Conducting continuous market research allows businesses to detect changes in preferences early. Surveys, trend analysis, and data analytics help firms understand emerging customer expectations before competitors do.
Monitoring external environment indicators such as demographic data, economic reports, and technology trends helps businesses foresee long‑term shifts in market behaviour. This supports strategic planning and risk management.
Adopting agile product development processes enables firms to revise or upgrade products more quickly. Smaller development cycles let businesses respond sooner to emerging customer desires.
Benchmarking against competitors helps firms identify where rivals are improving or differentiating. This method informs decisions regarding product quality, pricing, and service enhancements.
Understanding these distinctions helps businesses choose appropriate strategic responses.
| Distinction | Changing Needs | Competitive Response |
|---|---|---|
| Primary Driver | Evolving customer preferences | Increased number of rival firms |
| Business Focus | Product relevance and design | Pricing, efficiency, differentiation |
| Time Sensitivity | High (rapid trends) | Medium (depends on market entry rates) |
| Risk of Ignoring | Loss of customer loyalty | Loss of market share |
Believing markets change slowly is a misconception; in many industries, shifts occur rapidly due to technology or social media. Students often underestimate how quickly demand can shift.
Assuming all customers react the same way oversimplifies market behaviour. Segments respond differently to economic or cultural changes, so uniform assumptions weaken analysis.

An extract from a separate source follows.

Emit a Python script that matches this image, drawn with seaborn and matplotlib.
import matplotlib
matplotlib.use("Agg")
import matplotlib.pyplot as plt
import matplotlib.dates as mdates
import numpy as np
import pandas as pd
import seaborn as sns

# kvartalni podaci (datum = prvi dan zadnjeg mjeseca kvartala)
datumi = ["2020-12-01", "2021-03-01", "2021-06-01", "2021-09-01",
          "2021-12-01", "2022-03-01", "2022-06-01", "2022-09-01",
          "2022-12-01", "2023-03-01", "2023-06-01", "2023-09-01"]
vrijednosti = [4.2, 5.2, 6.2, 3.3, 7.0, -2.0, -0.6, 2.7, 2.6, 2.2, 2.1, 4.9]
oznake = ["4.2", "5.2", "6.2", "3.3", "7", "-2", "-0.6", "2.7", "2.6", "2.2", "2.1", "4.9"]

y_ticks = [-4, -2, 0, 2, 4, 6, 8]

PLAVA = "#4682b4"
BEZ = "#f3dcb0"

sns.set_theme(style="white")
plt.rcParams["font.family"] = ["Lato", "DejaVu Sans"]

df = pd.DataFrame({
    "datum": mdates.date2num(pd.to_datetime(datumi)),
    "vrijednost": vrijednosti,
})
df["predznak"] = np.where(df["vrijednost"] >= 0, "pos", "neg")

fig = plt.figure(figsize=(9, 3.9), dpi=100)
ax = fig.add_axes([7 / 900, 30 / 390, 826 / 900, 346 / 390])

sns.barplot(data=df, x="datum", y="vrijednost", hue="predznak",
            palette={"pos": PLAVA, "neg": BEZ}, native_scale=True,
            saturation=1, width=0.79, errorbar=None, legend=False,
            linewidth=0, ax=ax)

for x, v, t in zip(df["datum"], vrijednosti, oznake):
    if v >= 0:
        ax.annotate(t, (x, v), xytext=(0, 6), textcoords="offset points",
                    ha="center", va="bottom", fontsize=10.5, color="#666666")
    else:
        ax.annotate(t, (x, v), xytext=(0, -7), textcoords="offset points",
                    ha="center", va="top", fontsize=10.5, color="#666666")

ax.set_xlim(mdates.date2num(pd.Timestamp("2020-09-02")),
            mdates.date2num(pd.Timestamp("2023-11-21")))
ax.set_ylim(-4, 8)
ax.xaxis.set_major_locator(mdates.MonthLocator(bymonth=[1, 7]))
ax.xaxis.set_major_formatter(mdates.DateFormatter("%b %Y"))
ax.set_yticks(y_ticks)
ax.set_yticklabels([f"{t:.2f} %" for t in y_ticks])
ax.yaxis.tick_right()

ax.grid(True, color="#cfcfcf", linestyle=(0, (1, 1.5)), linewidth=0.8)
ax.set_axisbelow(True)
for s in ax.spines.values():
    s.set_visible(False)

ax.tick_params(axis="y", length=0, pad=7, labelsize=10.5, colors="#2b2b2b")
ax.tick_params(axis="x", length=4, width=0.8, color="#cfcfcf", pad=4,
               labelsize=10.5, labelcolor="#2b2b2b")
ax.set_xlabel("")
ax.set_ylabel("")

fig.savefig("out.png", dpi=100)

Confusing competition with customer need changes leads to incorrect recommendations. While both force adaptation, they require different strategic responses.

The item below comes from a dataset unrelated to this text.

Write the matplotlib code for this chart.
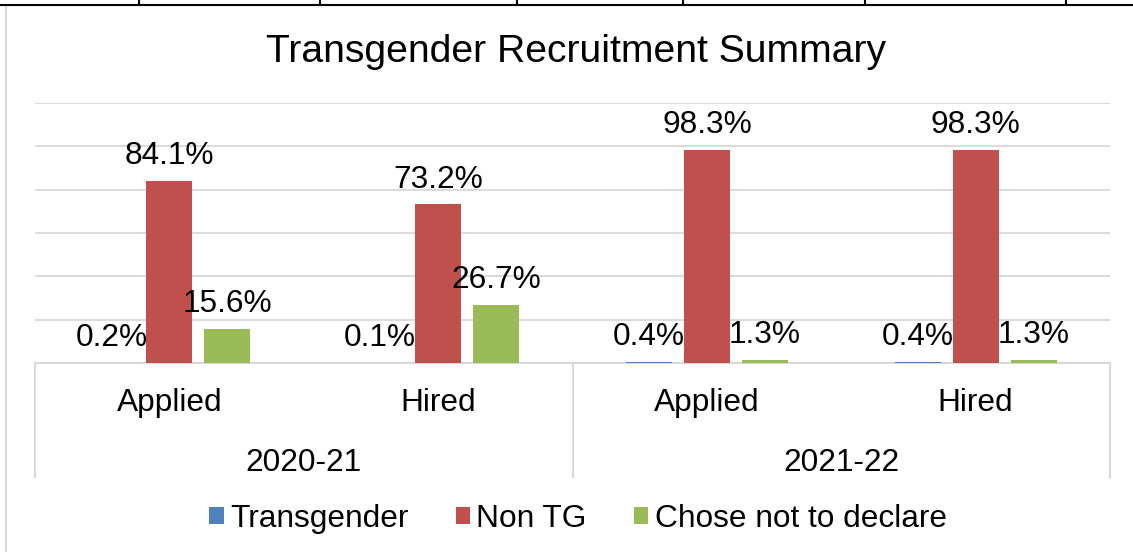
import numpy as np
import matplotlib.pyplot as plt
from matplotlib.lines import Line2D

plt.rcParams['font.family'] = ['Liberation Sans', 'DejaVu Sans']

title = 'Transgender Recruitment Summary'
years = ['2020-21', '2021-22']
stages = ['Applied', 'Hired', 'Applied', 'Hired']
series = ['Transgender', 'Non TG', 'Chose not to declare']
transgender = [0.2, 0.1, 0.4, 0.4]
non_tg = [84.1, 73.2, 98.3, 98.3]
not_declared = [15.6, 26.7, 1.3, 1.3]
colors = ['#4F81BD', '#C0504D', '#9BBB59']

W, H = 1133, 552
fs = 22.8
fig = plt.figure(figsize=(W / 100, H / 100), dpi=100)
ax = fig.add_axes([35 / W, (H - 363) / H, (1110 - 35) / W, (363 - 103) / H])

x = np.arange(len(stages)) + 0.5
width = 0.171
offset = 0.216
grid_c = '#D9D9D9'

for i, vals in enumerate([transgender, non_tg, not_declared]):
    bars = ax.bar(x + (i - 1) * offset, vals, width, color=colors[i],
                  label=series[i], zorder=3)
    ax.bar_label(bars, fmt='%.1f%%', padding=7, fontsize=fs)

ax.set_xlim(0, len(stages))
ax.set_ylim(0, 120)
ax.set_yticks(np.arange(20, 121, 20))
ax.yaxis.grid(True, color=grid_c, lw=1.3)
ax.tick_params(left=False, labelleft=False, bottom=False, labelbottom=False)
for s in ['left', 'right', 'top']:
    ax.spines[s].set_visible(False)
ax.spines['bottom'].set_color(grid_c)
ax.spines['bottom'].set_linewidth(1.5)

# multi-level category axis
tr = ax.get_xaxis_transform()
for xs in [0, 2, 4]:
    ax.plot([xs, xs], [0, -0.438], color=grid_c, lw=1.5, transform=tr,
            clip_on=False)
for xi, lab in zip(x, stages):
    ax.text(xi, -0.154, lab, transform=tr, ha='center', va='center',
            fontsize=fs)
for j, yr in enumerate(years):
    ax.text(2 * j + 1, -0.385, yr, transform=tr, ha='center', va='center',
            fontsize=fs)

fig.text(576 / W, 1 - 52 / H, title, ha='center', va='center', fontsize=28.2)

fig.legend(loc='center', bbox_to_anchor=(578 / W, 1 - 519 / H), ncol=3,
           frameon=False, fontsize=fs, handlelength=0.45, handleheight=0.45,
           handletextpad=0.2, columnspacing=1.5)

# surrounding frame / table border
fig.add_artist(Line2D([6 / W, 6 / W], [0, 1 - 5 / H], color=grid_c, lw=1.5))
fig.add_artist(Line2D([0, 1], [1 - 4.5 / H, 1 - 4.5 / H], color='black', lw=1.5))
for tx in [139, 320, 517, 683, 865, 1066]:
    fig.add_artist(Line2D([tx / W, tx / W], [1 - 4.5 / H, 1], color='black',
                          lw=1.5))

fig.savefig('out.png', dpi=100)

Thinking businesses can ignore trends successfully is incorrect; firms that fail to track emerging needs often lose relevance quickly due to more responsive competitors.
Dynamic markets connect closely with innovation management, as firms must regularly update products to stay competitive. Understanding both topics strengthens strategic thinking.

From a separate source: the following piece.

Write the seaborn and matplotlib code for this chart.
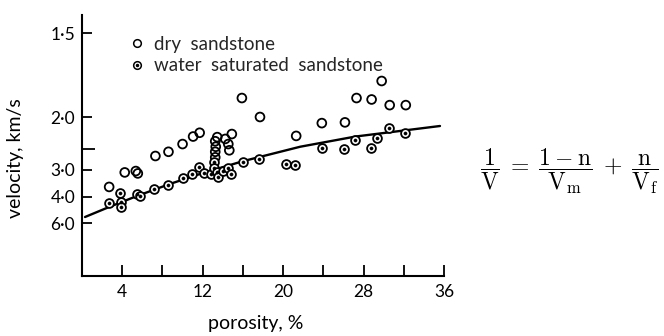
import numpy as np
import pandas as pd
import matplotlib
matplotlib.use("Agg")
import matplotlib.pyplot as plt
import seaborn as sns
from matplotlib.lines import Line2D
from matplotlib.legend_handler import HandlerTuple

# Porosity (%) and velocity (km/s) of the measured samples
dry_porosity = [2.7, 4.25, 5.35, 5.55, 7.3, 8.6, 10.0, 11.05, 11.7, 13.45, 13.25, 13.3,
                13.25, 13.25, 14.25, 14.55, 14.65, 14.9, 15.9, 17.7, 21.3, 23.85, 26.15,
                27.3, 28.8, 29.8, 30.6, 32.2]
dry_velocity = [3.57, 3.07, 3.03, 3.10, 2.65, 2.56, 2.41, 2.28, 2.22, 2.29, 2.36, 2.46,
                2.56, 2.68, 2.32, 2.41, 2.53, 2.24, 1.86, 2.00, 2.27, 2.08, 2.07,
                1.86, 1.87, 1.75, 1.91, 1.91]

wet_porosity = [2.7, 3.8, 3.85, 3.9, 5.5, 5.75, 7.15, 8.55, 10.05, 10.9, 11.6, 12.15,
                12.85, 13.1, 13.1, 13.4, 13.55, 14.05, 14.55, 14.8, 16.05, 17.6, 20.3,
                21.2, 23.85, 26.1, 27.15, 28.7, 29.3, 30.55, 32.1]
wet_velocity = [4.36, 3.83, 4.27, 4.64, 3.90, 3.97, 3.67, 3.49, 3.26, 3.13, 2.93, 3.10,
                3.13, 2.78, 2.94, 3.06, 3.20, 3.03, 2.95, 3.13, 2.78, 2.72, 2.84,
                2.86, 2.48, 2.51, 2.33, 2.48, 2.30, 2.15, 2.22]

# Fitted trend for the water saturated samples
fit_porosity = [0.3, 2.8, 5.5, 8.7, 11.8, 16.0, 21.7, 27.2, 35.6]
fit_velocity = [5.39, 4.58, 3.97, 3.46, 3.11, 2.77, 2.46, 2.28, 2.12]

velocity_ticks = [1.5, 2.0, 3.0, 4.0, 6.0]
velocity_tick_labels = ["1·5", "2·0", "3·0", "4·0", "6·0"]
minor_velocity_ticks = [2.5]
porosity_ticks = [4, 12, 20, 28, 36]
minor_porosity_ticks = [8, 16, 24, 32]

sns.set_theme(style="ticks")
plt.rcParams["font.family"] = ["Lato", "DejaVu Sans"]
plt.rcParams["mathtext.fontset"] = "cm"

dry = pd.DataFrame({"porosity": dry_porosity,
                    "slowness": 1.0 / np.asarray(dry_velocity)})
wet = pd.DataFrame({"porosity": wet_porosity,
                    "slowness": 1.0 / np.asarray(wet_velocity)})
fit = pd.DataFrame({"porosity": fit_porosity,
                    "slowness": 1.0 / np.asarray(fit_velocity)})

# Slowness axis: linear up to 0.5 s/km, compressed above that
s_knots = np.array([0.0, 0.5, 2.0 / 3.0, 1.0])
p_knots = np.array([0.0, 159.0, 243.0, 411.0])


def forward(s):
    return np.interp(s, s_knots, p_knots)


def inverse(p):
    return np.interp(p, p_knots, s_knots)


fig = plt.figure(figsize=(6.64, 3.36), dpi=100)
ax = fig.add_axes([82 / 664, 60 / 336, 362 / 664, 261 / 336])
ax.set_yscale("function", functions=(forward, inverse))

sns.lineplot(data=fit, x="porosity", y="slowness", color="black", lw=1.7,
             sort=False, ax=ax)
sns.scatterplot(data=dry, x="porosity", y="slowness", marker="o", s=40,
                facecolor="none", edgecolor="black", linewidth=1.3, ax=ax, zorder=3)
sns.scatterplot(data=wet, x="porosity", y="slowness", marker="o", s=40,
                facecolor="white", edgecolor="black", linewidth=1.3, ax=ax, zorder=3)
sns.scatterplot(data=wet, x="porosity", y="slowness", marker="o", s=5,
                color="black", edgecolor="black", linewidth=0.4, ax=ax, zorder=4)

ax.set_xlim(0, 36)
ax.set_ylim(0, inverse(261.0))

ax.set_xticks(porosity_ticks)
ax.set_xticks(minor_porosity_ticks, minor=True)
ax.set_xticklabels([str(t) for t in porosity_ticks])
ax.set_yticks(1.0 / np.asarray(velocity_ticks))
ax.set_yticklabels(velocity_tick_labels)
ax.set_yticks(1.0 / np.asarray(minor_velocity_ticks), minor=True)
ax.yaxis.set_minor_formatter(plt.NullFormatter())

ax.tick_params(axis="both", which="both", direction="in", color="black",
               labelsize=12.5, labelcolor="black")
ax.tick_params(axis="x", which="both", length=8, width=1.3, pad=6)
ax.tick_params(axis="y", which="major", length=7, width=1.3, pad=5)
ax.tick_params(axis="y", which="minor", length=9, width=1.3)

for side in ("top", "right"):
    ax.spines[side].set_visible(False)
for side in ("left", "bottom"):
    ax.spines[side].set_color("black")
    ax.spines[side].set_linewidth(1.5)

ax.set_xlabel("porosity, %", fontsize=14, color="black")
ax.set_ylabel("velocity, km/s", fontsize=14, color="black")
ax.xaxis.set_label_coords(0.48, -0.15)
ax.yaxis.set_label_coords(-0.16, 0.45)

dry_handle = Line2D([], [], ls="none", marker="o", ms=5.5, mfc="none",
                    mec="black", mew=1.1)
wet_ring = Line2D([], [], ls="none", marker="o", ms=5.5, mfc="none",
                  mec="black", mew=1.1)
wet_dot = Line2D([], [], ls="none", marker="o", ms=1.5, mfc="black", mec="black")
ax.legend(handles=[dry_handle, (wet_ring, wet_dot)],
          labels=["dry  sandstone", "water  saturated  sandstone"],
          handler_map={tuple: HandlerTuple(ndivide=1, pad=0)},
          loc="upper left", bbox_to_anchor=(0.115, 0.95), frameon=False,
          fontsize=13.5, handlelength=0.6, handletextpad=0.6, labelspacing=0.25,
          borderaxespad=0)

fig.text(0.858, 0.49,
         r"$\dfrac{1}{\mathrm{V}}\;=\;\dfrac{1-\mathrm{n}}{\mathrm{V}_{\mathrm{m}}}"
         r"\;+\;\dfrac{\mathrm{n}}{\mathrm{V}_{\mathrm{f}}}$",
         fontsize=17, ha="center", va="center", color="black")

fig.savefig("out.png", dpi=100, facecolor="white")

Market segmentation becomes more important in dynamic markets, because customer groups evolve at different speeds. Segment‑specific insights support targeted adaptation.
Globalisation amplifies market dynamics by increasing exposure to international products and cultural influences. Firms must therefore track changes beyond local markets.
Consumer behaviour theory provides deeper insight into why spending patterns shift. Linking the two topics helps explain long‑term demand trends.